Understand; marijuana carries the least amount of overhead cost for many of the cartels and provides some of their cash flow for buying guns and influence. Estimates vary, but analysts say pot accounts for somewhere in the range of 20 to 50 percent of the cartels’ profits. What I'd like to point out is that there are many institutions that have built a level of necessity around the war on drugs and the inclusion of Marijuana.

Who would lose in the states? Well, pot is a type of Hemp. An easy to grow plant that requires very little overhead and can be used for more than just rope and money.

The cotton industry will fight this legislation as well as the tree/paper industry. Both have much to lose if hemp is allowed to be grown and harvested outside of the smoking use. Hemp yields such a large volume of fiber source per plant and would completely devistate the tree harvesting industry. We would see forests lasting longer while the plant is easy to manage, it also produces 10X the oxygen as the same aged tree.

Clothing made from hemp is as soft as cotton, more durable, and resists mildew. Not what the cotton farmers want to hear. We could actually see a rise in American textile manufacturing because hemp is cheaper to grow and process than cotton.

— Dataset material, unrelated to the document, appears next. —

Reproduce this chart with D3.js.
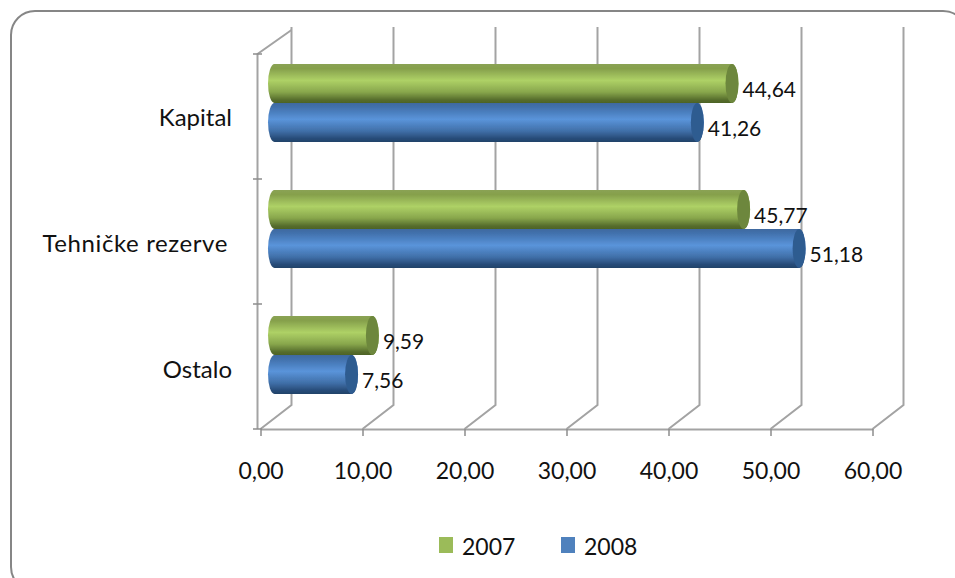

Maybe those same cotton farmers could change what they're growing.

But getting back to California; if the measure passes, that state could become a major supplier of the drug to the rest of the U.S. That would hurt the cartels badly. It's estimated that it could reduce the drug’s pretax price by more than 80 percent. But like any taxable commodity, the rate has to fit the demand. If you tax high-grade California cannabis at a competitive level than the less potent Mexican imports, you cut the illegal market price by default.

If you're worried about the prison industry and the employment status of some Californians, the pot paradigm change wouldn’t put the cartels out of business...they’d still be major players in the markets for cocaine, heroin, and meth. So, as long as we continue to ignore the porous border situation, we will have a steady flow of clients for the prisons in the border states. Don't worry.